PROVIDED DATA:
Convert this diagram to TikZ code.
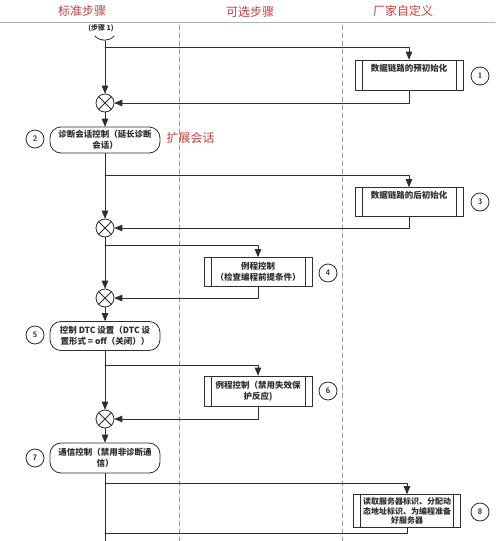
\documentclass[tikz,border=0pt]{standalone}
\usepackage{fontspec}
\newfontfamily\cjk{Noto Sans CJK SC}
\usetikzlibrary{arrows}
\definecolor{hdred}{RGB}{192,64,64}
\definecolor{ln}{RGB}{45,45,45}
\tikzset{
  proc/.style={draw=ln, rectangle, minimum width=108pt, minimum height=30pt,
    align=center, font=\cjk\bfseries\fontsize{8.5}{11.5}\selectfont, inner sep=1pt,
    path picture={
      \draw[ln] ([xshift=7pt]path picture bounding box.north west) -- ([xshift=7pt]path picture bounding box.south west);
      \draw[ln] ([xshift=-7pt]path picture bounding box.north east) -- ([xshift=-7pt]path picture bounding box.south east);}},
  stage/.style={draw=ln, rectangle, rounded corners=11pt, minimum width=110pt,
    align=center, font=\cjk\bfseries\fontsize{8.5}{11.5}\selectfont, inner sep=1pt},
  num/.style={draw=ln, circle, minimum size=18pt, inner sep=0pt, font=\sffamily\bfseries\fontsize{8}{8}\selectfont},
  merge/.style={draw=ln, circle, minimum size=18pt, inner sep=0pt,
    path picture={
      \draw[ln] (path picture bounding box.north west) -- (path picture bounding box.south east);
      \draw[ln] (path picture bounding box.north east) -- (path picture bounding box.south west);}},
  hd/.style={text=hdred, font=\cjk\fontsize{12}{14}\selectfont},
}
\begin{document}
\begin{tikzpicture}[line cap=round,line join=round,>=triangle 45,x=1pt,y=-1pt,ln,line width=0.8pt]
\useasboundingbox (0,0) rectangle (500,541);
% lanes
\node[hd] (lane1) at (82,11) {标准步骤};
\node[hd] (lane2) at (250,12) {可选步骤};
\node[hd] (lane3) at (403,11) {厂家自定义};
\draw[gray!60, line width=0.6pt] (0,22) -- (495,22);
\draw[gray!80, dashed, dash pattern=on 5pt off 3pt] (179,25) -- (179,541);
\draw[gray!80, dashed, dash pattern=on 5pt off 3pt] (342,25) -- (342,541);
% start
\node[font=\cjk\bfseries\fontsize{7}{8}\selectfont, inner sep=0pt] (start) at (101,28) {(步骤 1)};
\draw (95,36) to[bend right=50] (114,36);
\coordinate (s0) at (105,41);
% merges
\node[merge] (m1) at (105,103) {};
\node[merge] (m2) at (105,228) {};
\node[merge] (m3) at (105,298) {};
\node[merge] (m4) at (105,419) {};
% standard steps
\node[stage, minimum height=26pt] (s2) at (105,140) {诊断会话控制（延长诊断\\会话）};
\node[stage, minimum height=29pt] (s5) at (105,336) {控制 DTC 设置（DTC 设\\置形式 = off（关闭））};
\node[stage, minimum height=30pt] (s7) at (105,458) {通信控制（禁用非诊断通\\信）};
\node[text=hdred, font=\cjk\fontsize{12}{14}\selectfont, anchor=west] (ext) at (163,138) {扩展会话};
% optional and vendor steps
\node[proc] (b1) at (409,75) {数据链路的预初始化\\[3pt]};
\node[proc, minimum height=29pt] (b3) at (409,202) {数据链路的后初始化\\[3pt]};
\node[proc, minimum height=29pt] (b4) at (258,272) {例程控制\\（检查编程前提条件）};
\node[proc] (b6) at (258,391) {例程控制（禁用失效保\\护反应)};
\node[proc, minimum width=107pt, minimum height=33pt, font=\cjk\bfseries\fontsize{8}{9.5}\selectfont] (b8) at (407,511) {读取服务器标识、分配动\\态地址标识、为编程准备\\好服务器};
% numbers
\node[num] (n1) at (480,76) {1};
\node[num] (n2) at (35,139) {2};
\node[num] (n3) at (480,202) {3};
\node[num] (n4) at (328,273) {4};
\node[num] (n5) at (35,335) {5};
\node[num] (n6) at (328,391) {6};
\node[num] (n7) at (35,458) {7};
\node[num] (n8) at (480,512) {8};
% main flow
\draw[->] (s0) -- (m1);
\draw[->] (m1) -- (s2);
\draw[->] (s2) -- (m2);
\draw[->] (m2) -- (m3);
\draw[->] (m3) -- (s5);
\draw[->] (s5) -- (m4);
\draw[->] (m4) -- (s7);
\coordinate (end) at (105,541);
\draw (s7) -- (end);
% branches
\coordinate (f1) at (105,47);
\coordinate (f2) at (105,175);
\coordinate (f3) at (105,245);
\coordinate (f4) at (105,365);
\coordinate (f5) at (105,483);
\draw[->] (f1) -| (b1.north);
\draw[->] (f2) -| (b3.north);
\draw[->] (f3) -| (b4.north);
\draw[->] (f4) -| (b6.north);
\draw[->] (f5) -| (b8.north);
% returns
\draw[->] (b1.south) |- (m1.east);
\draw[->] (b3.south) |- (m2.east);
\draw[->] (b4.south) |- (m3.east);
\draw[->] (b6.south) |- (m4.east);
\coordinate (r5) at (105,533);
\draw (b8.south) |- (r5);
\end{tikzpicture}
\end{document}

WHAT IS BEING ASKED: Give an exact reproduction of every line, leaving out any picture.

TASK RESULT:
Convert this diagram to TikZ code.
\documentclass[tikz,border=0pt]{standalone}
\usepackage{fontspec}
\newfontfamily\cjk{Noto Sans CJK SC}
\usetikzlibrary{arrows}
\definecolor{hdred}{RGB}{192,64,64}
\definecolor{ln}{RGB}{45,45,45}
\tikzset{
  proc/.style={draw=ln, rectangle, minimum width=108pt, minimum height=30pt,
    align=center, font=\cjk\bfseries\fontsize{8.5}{11.5}\selectfont, inner sep=1pt,
    path picture={
      \draw[ln] ([xshift=7pt]path picture bounding box.north west) -- ([xshift=7pt]path picture bounding box.south west);
      \draw[ln] ([xshift=-7pt]path picture bounding box.north east) -- ([xshift=-7pt]path picture bounding box.south east);}},
  stage/.style={draw=ln, rectangle, rounded corners=11pt, minimum width=110pt,
    align=center, font=\cjk\bfseries\fontsize{8.5}{11.5}\selectfont, inner sep=1pt},
  num/.style={draw=ln, circle, minimum size=18pt, inner sep=0pt, font=\sffamily\bfseries\fontsize{8}{8}\selectfont},
  merge/.style={draw=ln, circle, minimum size=18pt, inner sep=0pt,
    path picture={
      \draw[ln] (path picture bounding box.north west) -- (path picture bounding box.south east);
      \draw[ln] (path picture bounding box.north east) -- (path picture bounding box.south west);}},
  hd/.style={text=hdred, font=\cjk\fontsize{12}{14}\selectfont},
}
\begin{document}
\begin{tikzpicture}[line cap=round,line join=round,>=triangle 45,x=1pt,y=-1pt,ln,line width=0.8pt]
\useasboundingbox (0,0) rectangle (500,541);
% lanes
\node[hd] (lane1) at (82,11) {标准步骤};
\node[hd] (lane2) at (250,12) {可选步骤};
\node[hd] (lane3) at (403,11) {厂家自定义};
\draw[gray!60, line width=0.6pt] (0,22) -- (495,22);
\draw[gray!80, dashed, dash pattern=on 5pt off 3pt] (179,25) -- (179,541);
\draw[gray!80, dashed, dash pattern=on 5pt off 3pt] (342,25) -- (342,541);
% start
\node[font=\cjk\bfseries\fontsize{7}{8}\selectfont, inner sep=0pt] (start) at (101,28) {(步骤 1)};
\draw (95,36) to[bend right=50] (114,36);
\coordinate (s0) at (105,41);
% merges
\node[merge] (m1) at (105,103) {};
\node[merge] (m2) at (105,228) {};
\node[merge] (m3) at (105,298) {};
\node[merge] (m4) at (105,419) {};
% standard steps
\node[stage, minimum height=26pt] (s2) at (105,140) {诊断会话控制（延长诊断\\会话）};
\node[stage, minimum height=29pt] (s5) at (105,336) {控制 DTC 设置（DTC 设\\置形式 = off（关闭））};
\node[stage, minimum height=30pt] (s7) at (105,458) {通信控制（禁用非诊断通\\信）};
\node[text=hdred, font=\cjk\fontsize{12}{14}\selectfont, anchor=west] (ext) at (163,138) {扩展会话};
% optional and vendor steps
\node[proc] (b1) at (409,75) {数据链路的预初始化\\[3pt]};
\node[proc, minimum height=29pt] (b3) at (409,202) {数据链路的后初始化\\[3pt]};
\node[proc, minimum height=29pt] (b4) at (258,272) {例程控制\\（检查编程前提条件）};
\node[proc] (b6) at (258,391) {例程控制（禁用失效保\\护反应)};
\node[proc, minimum width=107pt, minimum height=33pt, font=\cjk\bfseries\fontsize{8}{9.5}\selectfont] (b8) at (407,511) {读取服务器标识、分配动\\态地址标识、为编程准备\\好服务器};
% numbers
\node[num] (n1) at (480,76) {1};
\node[num] (n2) at (35,139) {2};
\node[num] (n3) at (480,202) {3};
\node[num] (n4) at (328,273) {4};
\node[num] (n5) at (35,335) {5};
\node[num] (n6) at (328,391) {6};
\node[num] (n7) at (35,458) {7};
\node[num] (n8) at (480,512) {8};
% main flow
\draw[->] (s0) -- (m1);
\draw[->] (m1) -- (s2);
\draw[->] (s2) -- (m2);
\draw[->] (m2) -- (m3);
\draw[->] (m3) -- (s5);
\draw[->] (s5) -- (m4);
\draw[->] (m4) -- (s7);
\coordinate (end) at (105,541);
\draw (s7) -- (end);
% branches
\coordinate (f1) at (105,47);
\coordinate (f2) at (105,175);
\coordinate (f3) at (105,245);
\coordinate (f4) at (105,365);
\coordinate (f5) at (105,483);
\draw[->] (f1) -| (b1.north);
\draw[->] (f2) -| (b3.north);
\draw[->] (f3) -| (b4.north);
\draw[->] (f4) -| (b6.north);
\draw[->] (f5) -| (b8.north);
% returns
\draw[->] (b1.south) |- (m1.east);
\draw[->] (b3.south) |- (m2.east);
\draw[->] (b4.south) |- (m3.east);
\draw[->] (b6.south) |- (m4.east);
\coordinate (r5) at (105,533);
\draw (b8.south) |- (r5);
\end{tikzpicture}
\end{document}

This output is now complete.